Questionando a decisão da abertura dos portos positiva para Portugal, o embaixador diz que tal abertura “só poderia ter continuado a ser favorável aos interesses de Portugal, como um todo, se a sede do império tivesse permanecido no Brasil ou se, regressando a Corte a Lisboa, Portugal tivesse conseguido prolongar, por qualquer forma, a sua tutela sobre o Brasil”. De acordo com ele, a perda do Brasil inviabilizou o projeto do império. “É que o Brasil – convém que se perceba – era então a única verdadeira colônia de Portugal. As possessões africanas eram meros entrepostos costeiros, cuja rentabilidade assentava em pouco mais do que o tráfico de escravos”. Por esse motivo, o embaixador concluiu que “a criação das instituições portuguesas em terra brasileira, que temporariamente havia salvo a Corte e a soberania do país, acabou por impulsionar, de forma decisiva, o desejo de libertação. A independência do Brasil era já inevitável”.

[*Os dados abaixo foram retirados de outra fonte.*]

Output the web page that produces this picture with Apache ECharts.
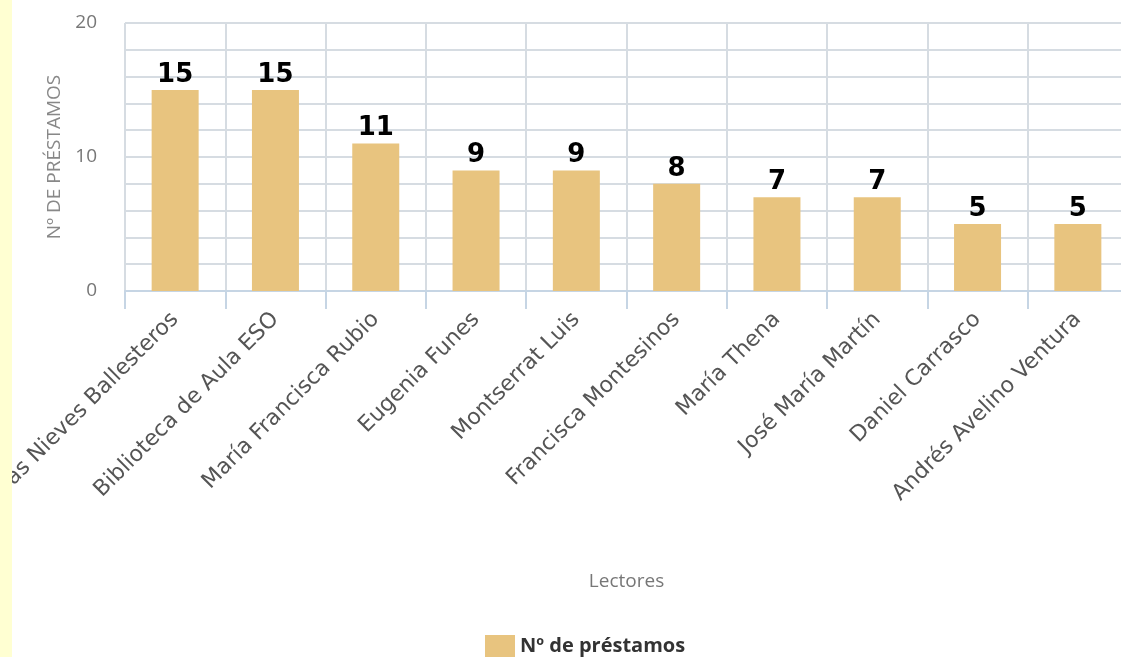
<!DOCTYPE html>
<html><head><meta charset="utf-8">
<script src="https://cdn.jsdelivr.net/npm/echarts@6/dist/echarts.min.js"></script>
<style>
html,body{margin:0;padding:0;overflow:hidden;background:#fff;width:1121px;height:657px;}
#c{position:absolute;left:0;top:0;width:1140px;height:657px;}
#strip{position:absolute;left:0;top:0;width:12px;height:657px;background:#ffffd2;z-index:10;}
</style></head>
<body>
<div id="c"></div><div id="strip"></div>
<script>
var categories = ["María de las Nieves Ballesteros","Biblioteca de Aula ESO","María Francisca Rubio","Eugenia Funes","Montserrat Luis","Francisca Montesinos","María Thena","José María Martín","Daniel Carrasco","Andrés Avelino Ventura"];
var prestamos = [15,15,11,9,9,8,7,7,5,5];
var seriesName = "Nº de préstamos";

var chart = echarts.init(document.getElementById('c'));
chart.setOption({
  animation:false,
  textStyle:{fontFamily:'DejaVu Sans'},
  grid:{left:125,right:12,top:23,bottom:366,containLabel:false,outerBoundsMode:'none'},
  legend:{show:true,left:480,top:630,itemWidth:30,itemHeight:22,itemGap:8,
    icon:'rect',
    textStyle:{fontFamily:'Open Sans',fontWeight:'bold',fontSize:20,color:'#333'},
    data:[seriesName]},
  xAxis:{type:'category',data:categories,
    name:'Lectores',nameLocation:'middle',nameGap:281,
    nameTextStyle:{fontFamily:'Open Sans',fontSize:19,color:'#777'},
    axisLine:{lineStyle:{color:'#c6d5e4',width:2}},
    axisTick:{show:true,length:18,lineStyle:{color:'#c6d5e4',width:2}},
    splitLine:{show:true,lineStyle:{color:'#d6dce2',width:2}},
    axisLabel:{rotate:45,margin:25,fontFamily:'DejaVu Sans',fontSize:22,color:'#555',interval:0}
  },
  yAxis:{type:'value',min:0,max:20,interval:10,
    name:'Nº DE PRÉSTAMOS',nameLocation:'middle',nameGap:61,nameRotate:90,
    nameTextStyle:{fontFamily:'Open Sans',fontSize:19,color:'#888'},
    axisLine:{show:false},axisTick:{show:false},
    axisLabel:{margin:28,fontFamily:'Open Sans',fontSize:19,color:'#777'},
    splitLine:{show:true,lineStyle:{color:'#d6dce2',width:2}},
    minorTick:{show:false,splitNumber:5},
    minorSplitLine:{show:true,lineStyle:{color:'#d6dce2',width:2}}
  },
  series:[{name:seriesName,type:'bar',data:prestamos,barWidth:47,
    itemStyle:{color:'#e8c47f'},
    label:{show:true,position:'top',distance:2,fontFamily:'DejaVu Sans',fontWeight:'bold',fontSize:26,color:'#000'}
  }]
});
</script>
</body></html>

Figura de D. JoãoSeixas da Costa referiu-se ainda ao fato de D. João VI não estar entre figuras “mais apreciadas na memória popular portuguesa”. “Talvez a nossa historiografia não tenha sabido valorizar como estratégico o gesto que a saída de Lisboa significou para a salvaguarda da soberania portuguesa, poupando à Corte a humilhação a que a França napoleônica submeteu grande parte da Europa. Talvez D. João VI acabe por ser associado, subliminarmente, ao início de um período de algum declínio de Portugal, a um tempo nostálgico de ‘finis patriae’, que se agravou ao longo de todo o século XIX e que, no fundo, criou o caldo de revolta que permitiu a implantação da República. Talvez a circunstância de D. João VI, no seu regresso a Portugal, ter sido mais do que equívoco na sua posição face às idéias liberais, então já prevalecentes, tenha contribuído também para firmar o juízo maioritariamente negativo que o país sobre ele veio a fazer”.

De forma irônica, o embaixador Seixas da Costa referiu-se ao fato de ser o “Brasil a sublinhar as virtualidades da ação política, econômica, social e cultural de uma das figuras mais mal-amadas da história portuguesa”, o que para ele diz o que são as contradições que o “período colonial ainda prolonga nos nossos dias".